::: Data segment

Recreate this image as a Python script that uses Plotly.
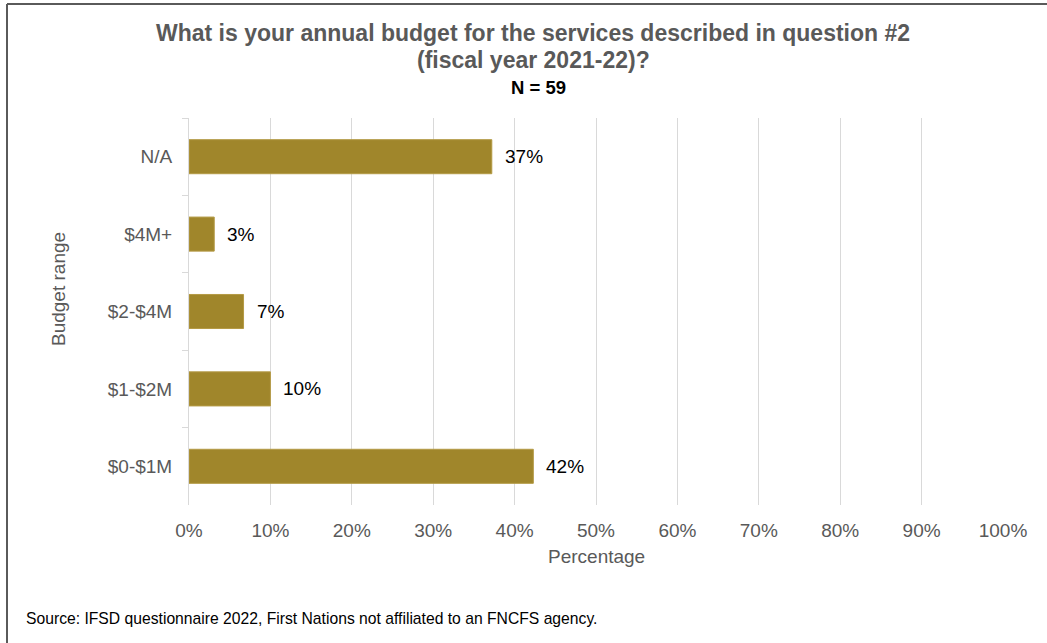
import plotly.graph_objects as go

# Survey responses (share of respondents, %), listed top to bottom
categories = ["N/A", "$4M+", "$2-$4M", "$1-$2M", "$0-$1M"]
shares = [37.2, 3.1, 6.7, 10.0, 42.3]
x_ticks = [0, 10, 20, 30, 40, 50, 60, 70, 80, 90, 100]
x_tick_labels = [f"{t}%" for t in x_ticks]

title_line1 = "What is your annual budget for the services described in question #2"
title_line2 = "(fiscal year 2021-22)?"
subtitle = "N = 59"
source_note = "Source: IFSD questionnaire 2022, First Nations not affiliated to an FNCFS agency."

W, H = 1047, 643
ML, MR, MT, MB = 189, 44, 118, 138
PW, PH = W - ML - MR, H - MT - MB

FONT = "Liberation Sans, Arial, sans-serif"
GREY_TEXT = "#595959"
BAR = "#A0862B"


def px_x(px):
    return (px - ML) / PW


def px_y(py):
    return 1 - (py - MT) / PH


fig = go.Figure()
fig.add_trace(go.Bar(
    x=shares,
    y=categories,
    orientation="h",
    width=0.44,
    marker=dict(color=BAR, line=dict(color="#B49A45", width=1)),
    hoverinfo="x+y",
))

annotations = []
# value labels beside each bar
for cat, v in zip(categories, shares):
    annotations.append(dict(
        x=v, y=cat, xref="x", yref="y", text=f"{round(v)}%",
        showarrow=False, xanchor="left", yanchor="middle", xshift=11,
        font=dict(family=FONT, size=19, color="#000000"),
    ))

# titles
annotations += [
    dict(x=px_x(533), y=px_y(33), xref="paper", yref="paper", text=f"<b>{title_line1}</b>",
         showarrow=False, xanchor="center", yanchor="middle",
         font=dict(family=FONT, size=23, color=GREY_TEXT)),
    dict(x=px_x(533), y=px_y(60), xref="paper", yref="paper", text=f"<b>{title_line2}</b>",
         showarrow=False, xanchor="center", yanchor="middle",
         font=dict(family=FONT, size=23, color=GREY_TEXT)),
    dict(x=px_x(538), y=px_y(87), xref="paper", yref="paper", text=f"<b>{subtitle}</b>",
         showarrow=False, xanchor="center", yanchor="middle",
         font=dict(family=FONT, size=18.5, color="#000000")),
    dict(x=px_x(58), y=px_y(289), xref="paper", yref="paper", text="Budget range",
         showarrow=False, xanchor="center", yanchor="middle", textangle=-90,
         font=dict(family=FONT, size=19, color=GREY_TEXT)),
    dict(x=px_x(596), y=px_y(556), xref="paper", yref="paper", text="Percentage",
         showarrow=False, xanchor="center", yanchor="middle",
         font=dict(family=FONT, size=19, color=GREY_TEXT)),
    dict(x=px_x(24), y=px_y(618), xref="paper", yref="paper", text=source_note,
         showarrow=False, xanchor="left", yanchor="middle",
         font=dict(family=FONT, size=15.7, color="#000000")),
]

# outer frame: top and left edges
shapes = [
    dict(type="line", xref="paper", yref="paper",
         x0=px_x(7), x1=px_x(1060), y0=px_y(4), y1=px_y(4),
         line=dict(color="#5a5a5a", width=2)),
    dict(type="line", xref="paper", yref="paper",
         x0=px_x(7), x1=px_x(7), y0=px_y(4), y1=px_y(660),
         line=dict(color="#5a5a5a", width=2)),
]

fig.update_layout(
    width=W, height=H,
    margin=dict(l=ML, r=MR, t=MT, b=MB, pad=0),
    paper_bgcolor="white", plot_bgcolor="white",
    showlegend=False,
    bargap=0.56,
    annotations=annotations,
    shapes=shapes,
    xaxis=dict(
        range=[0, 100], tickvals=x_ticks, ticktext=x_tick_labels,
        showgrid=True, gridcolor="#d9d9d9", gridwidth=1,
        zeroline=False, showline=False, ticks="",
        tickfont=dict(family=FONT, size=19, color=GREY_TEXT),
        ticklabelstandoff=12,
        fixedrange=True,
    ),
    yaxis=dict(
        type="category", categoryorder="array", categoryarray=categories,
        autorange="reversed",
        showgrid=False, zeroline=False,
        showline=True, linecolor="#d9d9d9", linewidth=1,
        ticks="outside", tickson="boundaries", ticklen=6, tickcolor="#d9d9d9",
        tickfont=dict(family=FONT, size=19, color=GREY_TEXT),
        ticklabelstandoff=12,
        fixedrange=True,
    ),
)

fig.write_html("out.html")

::::::

## Exercise details
Repeat exactly and only the lines from the start of the data above through the line that holds "questionnaire 2022, First", inclusive. Pictures do not belong in the copy.

## Solution to the problem
Recreate this image as a Python script that uses Plotly.
import plotly.graph_objects as go

# Survey responses (share of respondents, %), listed top to bottom
categories = ["N/A", "$4M+", "$2-$4M", "$1-$2M", "$0-$1M"]
shares = [37.2, 3.1, 6.7, 10.0, 42.3]
x_ticks = [0, 10, 20, 30, 40, 50, 60, 70, 80, 90, 100]
x_tick_labels = [f"{t}%" for t in x_ticks]

title_line1 = "What is your annual budget for the services described in question #2"
title_line2 = "(fiscal year 2021-22)?"
subtitle = "N = 59"
source_note = "Source: IFSD questionnaire 2022, First Nations not affiliated to an FNCFS agency."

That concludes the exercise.